▶ **Your task**: Nothing beyond the line containing "const caption = 'Любая" is to be printed; print exactly each line from the start of the records below through that line, leaving out pictures.

▶ **Extracted material**:
----
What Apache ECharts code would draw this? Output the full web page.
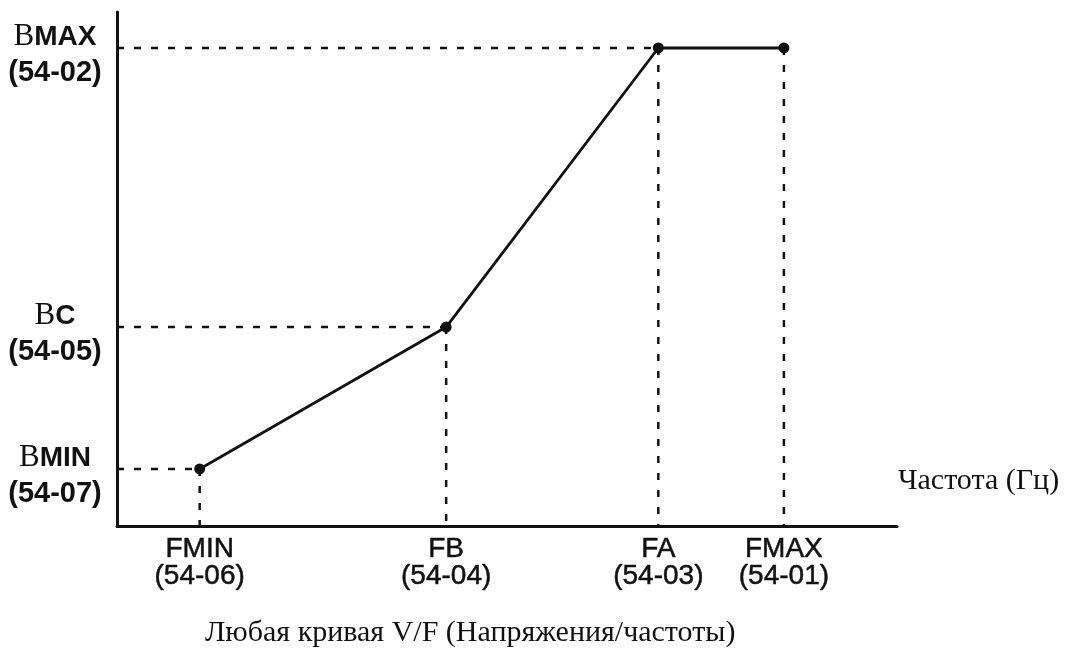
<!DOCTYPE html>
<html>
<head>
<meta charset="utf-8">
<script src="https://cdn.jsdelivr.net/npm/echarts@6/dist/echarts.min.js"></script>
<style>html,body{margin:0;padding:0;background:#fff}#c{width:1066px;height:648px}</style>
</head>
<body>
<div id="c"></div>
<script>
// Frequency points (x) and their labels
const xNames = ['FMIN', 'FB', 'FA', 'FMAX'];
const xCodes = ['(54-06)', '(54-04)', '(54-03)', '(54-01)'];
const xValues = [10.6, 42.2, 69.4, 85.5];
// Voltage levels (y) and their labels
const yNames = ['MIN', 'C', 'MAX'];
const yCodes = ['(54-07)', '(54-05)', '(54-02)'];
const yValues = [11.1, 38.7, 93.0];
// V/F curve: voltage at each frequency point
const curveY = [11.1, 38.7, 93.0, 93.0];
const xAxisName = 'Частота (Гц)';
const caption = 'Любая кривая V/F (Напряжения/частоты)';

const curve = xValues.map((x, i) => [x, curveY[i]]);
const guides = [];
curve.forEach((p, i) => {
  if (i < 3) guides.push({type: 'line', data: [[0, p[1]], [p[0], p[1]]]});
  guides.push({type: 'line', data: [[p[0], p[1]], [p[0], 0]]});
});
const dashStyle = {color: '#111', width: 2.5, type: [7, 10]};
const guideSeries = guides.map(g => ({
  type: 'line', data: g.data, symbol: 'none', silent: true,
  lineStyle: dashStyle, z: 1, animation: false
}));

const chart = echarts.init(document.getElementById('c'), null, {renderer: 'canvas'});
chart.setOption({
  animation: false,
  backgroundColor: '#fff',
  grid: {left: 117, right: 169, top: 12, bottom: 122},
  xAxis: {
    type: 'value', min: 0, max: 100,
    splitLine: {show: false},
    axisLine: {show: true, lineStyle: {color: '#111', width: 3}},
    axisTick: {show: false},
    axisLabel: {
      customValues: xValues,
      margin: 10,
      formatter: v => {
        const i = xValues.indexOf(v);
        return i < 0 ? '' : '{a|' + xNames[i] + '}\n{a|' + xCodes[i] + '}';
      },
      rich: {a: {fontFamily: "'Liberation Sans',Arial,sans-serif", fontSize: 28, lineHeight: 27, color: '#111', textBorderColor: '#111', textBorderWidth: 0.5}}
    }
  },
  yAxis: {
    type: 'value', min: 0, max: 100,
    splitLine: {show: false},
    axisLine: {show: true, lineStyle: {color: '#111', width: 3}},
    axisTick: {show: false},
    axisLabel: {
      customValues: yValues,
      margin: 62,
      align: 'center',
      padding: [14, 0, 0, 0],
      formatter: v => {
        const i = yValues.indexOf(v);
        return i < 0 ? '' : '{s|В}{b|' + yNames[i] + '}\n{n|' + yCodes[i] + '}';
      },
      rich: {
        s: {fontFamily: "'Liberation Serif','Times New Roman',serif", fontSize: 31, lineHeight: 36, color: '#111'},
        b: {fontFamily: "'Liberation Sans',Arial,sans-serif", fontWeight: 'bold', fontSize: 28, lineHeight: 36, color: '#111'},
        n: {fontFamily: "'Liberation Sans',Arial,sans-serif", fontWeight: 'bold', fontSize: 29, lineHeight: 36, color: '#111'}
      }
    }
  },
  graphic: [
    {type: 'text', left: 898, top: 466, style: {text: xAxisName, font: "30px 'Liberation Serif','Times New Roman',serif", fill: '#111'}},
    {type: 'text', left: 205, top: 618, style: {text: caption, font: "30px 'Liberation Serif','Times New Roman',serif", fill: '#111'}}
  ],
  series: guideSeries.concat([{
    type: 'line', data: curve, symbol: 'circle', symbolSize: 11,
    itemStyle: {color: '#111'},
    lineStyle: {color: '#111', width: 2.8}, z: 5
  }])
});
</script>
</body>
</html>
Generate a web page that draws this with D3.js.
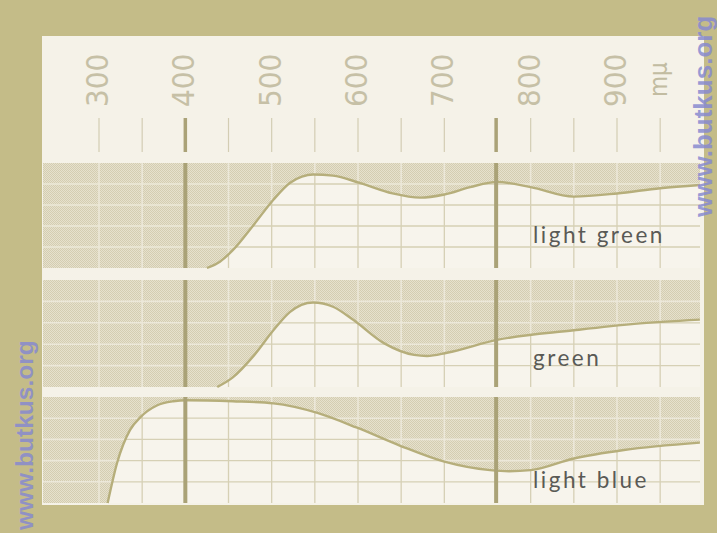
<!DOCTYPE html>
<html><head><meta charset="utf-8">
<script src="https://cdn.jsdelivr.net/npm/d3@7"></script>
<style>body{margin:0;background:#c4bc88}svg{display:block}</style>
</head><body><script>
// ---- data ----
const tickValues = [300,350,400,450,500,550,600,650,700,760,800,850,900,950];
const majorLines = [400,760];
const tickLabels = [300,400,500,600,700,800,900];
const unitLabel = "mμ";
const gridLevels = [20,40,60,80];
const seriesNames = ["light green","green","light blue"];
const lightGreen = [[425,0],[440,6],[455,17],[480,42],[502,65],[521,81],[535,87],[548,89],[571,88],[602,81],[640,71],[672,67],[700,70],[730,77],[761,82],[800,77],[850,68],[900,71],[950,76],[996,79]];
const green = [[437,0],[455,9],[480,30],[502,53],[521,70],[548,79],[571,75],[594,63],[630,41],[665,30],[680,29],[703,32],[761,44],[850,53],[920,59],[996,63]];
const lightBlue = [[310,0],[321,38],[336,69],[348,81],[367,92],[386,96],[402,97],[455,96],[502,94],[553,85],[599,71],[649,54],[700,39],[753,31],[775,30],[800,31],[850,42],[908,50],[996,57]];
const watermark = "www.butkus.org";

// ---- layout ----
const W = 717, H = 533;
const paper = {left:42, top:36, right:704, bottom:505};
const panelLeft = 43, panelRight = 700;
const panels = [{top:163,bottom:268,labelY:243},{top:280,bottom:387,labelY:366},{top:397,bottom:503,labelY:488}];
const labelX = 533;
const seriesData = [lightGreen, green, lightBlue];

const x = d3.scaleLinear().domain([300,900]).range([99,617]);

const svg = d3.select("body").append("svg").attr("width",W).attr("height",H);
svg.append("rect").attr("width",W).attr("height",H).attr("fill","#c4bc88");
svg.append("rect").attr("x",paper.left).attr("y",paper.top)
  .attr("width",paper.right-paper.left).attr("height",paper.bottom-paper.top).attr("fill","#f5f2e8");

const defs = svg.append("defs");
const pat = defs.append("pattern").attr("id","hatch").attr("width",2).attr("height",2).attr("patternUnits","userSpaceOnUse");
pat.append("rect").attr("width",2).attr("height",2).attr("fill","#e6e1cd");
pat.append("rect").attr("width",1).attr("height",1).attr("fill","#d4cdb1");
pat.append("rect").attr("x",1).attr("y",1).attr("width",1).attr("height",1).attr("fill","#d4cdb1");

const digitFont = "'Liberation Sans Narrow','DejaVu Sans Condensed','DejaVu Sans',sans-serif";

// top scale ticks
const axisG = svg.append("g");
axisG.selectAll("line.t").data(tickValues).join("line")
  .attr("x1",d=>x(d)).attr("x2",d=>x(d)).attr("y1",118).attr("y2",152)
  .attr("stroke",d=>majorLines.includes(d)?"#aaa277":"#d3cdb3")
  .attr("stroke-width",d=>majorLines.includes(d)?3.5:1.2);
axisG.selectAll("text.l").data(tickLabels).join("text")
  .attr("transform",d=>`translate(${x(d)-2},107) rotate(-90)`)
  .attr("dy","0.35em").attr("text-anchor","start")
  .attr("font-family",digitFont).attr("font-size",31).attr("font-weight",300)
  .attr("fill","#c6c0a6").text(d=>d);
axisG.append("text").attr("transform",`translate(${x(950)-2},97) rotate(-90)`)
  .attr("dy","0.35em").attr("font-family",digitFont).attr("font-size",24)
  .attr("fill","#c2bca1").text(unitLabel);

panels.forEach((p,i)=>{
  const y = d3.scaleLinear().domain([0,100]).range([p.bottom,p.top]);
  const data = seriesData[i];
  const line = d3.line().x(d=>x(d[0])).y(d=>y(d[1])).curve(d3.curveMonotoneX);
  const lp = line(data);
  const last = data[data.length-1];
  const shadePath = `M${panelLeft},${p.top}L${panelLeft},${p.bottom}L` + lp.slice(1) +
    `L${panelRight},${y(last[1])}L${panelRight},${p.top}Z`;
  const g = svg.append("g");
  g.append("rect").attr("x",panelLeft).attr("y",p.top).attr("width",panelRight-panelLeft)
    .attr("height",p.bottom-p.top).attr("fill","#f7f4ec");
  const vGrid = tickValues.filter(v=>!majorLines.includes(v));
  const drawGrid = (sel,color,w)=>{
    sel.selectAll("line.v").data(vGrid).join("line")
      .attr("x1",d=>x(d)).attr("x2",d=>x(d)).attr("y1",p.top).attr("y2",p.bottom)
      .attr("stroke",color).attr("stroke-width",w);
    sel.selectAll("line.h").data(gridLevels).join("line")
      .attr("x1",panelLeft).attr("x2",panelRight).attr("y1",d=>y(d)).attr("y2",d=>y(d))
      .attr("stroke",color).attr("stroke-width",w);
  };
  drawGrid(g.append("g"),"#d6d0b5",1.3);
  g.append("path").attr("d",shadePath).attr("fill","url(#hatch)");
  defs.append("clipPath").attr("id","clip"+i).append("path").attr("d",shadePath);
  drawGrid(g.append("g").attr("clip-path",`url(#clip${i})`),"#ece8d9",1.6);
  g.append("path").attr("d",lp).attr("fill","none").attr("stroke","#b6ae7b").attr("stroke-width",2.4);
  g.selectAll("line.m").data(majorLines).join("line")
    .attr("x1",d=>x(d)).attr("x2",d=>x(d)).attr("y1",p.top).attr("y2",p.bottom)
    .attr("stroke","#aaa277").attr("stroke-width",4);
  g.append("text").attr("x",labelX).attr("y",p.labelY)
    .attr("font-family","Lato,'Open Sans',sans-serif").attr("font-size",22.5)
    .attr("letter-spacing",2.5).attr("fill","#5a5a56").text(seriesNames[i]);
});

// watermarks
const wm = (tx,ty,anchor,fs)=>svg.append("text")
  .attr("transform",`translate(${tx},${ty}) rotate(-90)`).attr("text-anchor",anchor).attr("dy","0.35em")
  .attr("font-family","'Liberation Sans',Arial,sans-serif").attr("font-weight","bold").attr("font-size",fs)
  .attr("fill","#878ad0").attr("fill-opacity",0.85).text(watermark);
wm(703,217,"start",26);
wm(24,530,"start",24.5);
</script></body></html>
----
▶ **Result of the exercise**:
What Apache ECharts code would draw this? Output the full web page.
<!DOCTYPE html>
<html>
<head>
<meta charset="utf-8">
<script src="https://cdn.jsdelivr.net/npm/echarts@6/dist/echarts.min.js"></script>
<style>html,body{margin:0;padding:0;background:#fff}#c{width:1066px;height:648px}</style>
</head>
<body>
<div id="c"></div>
<script>
// Frequency points (x) and their labels
const xNames = ['FMIN', 'FB', 'FA', 'FMAX'];
const xCodes = ['(54-06)', '(54-04)', '(54-03)', '(54-01)'];
const xValues = [10.6, 42.2, 69.4, 85.5];
// Voltage levels (y) and their labels
const yNames = ['MIN', 'C', 'MAX'];
const yCodes = ['(54-07)', '(54-05)', '(54-02)'];
const yValues = [11.1, 38.7, 93.0];
// V/F curve: voltage at each frequency point
const curveY = [11.1, 38.7, 93.0, 93.0];
const xAxisName = 'Частота (Гц)';
const caption = 'Любая кривая V/F (Напряжения/частоты)';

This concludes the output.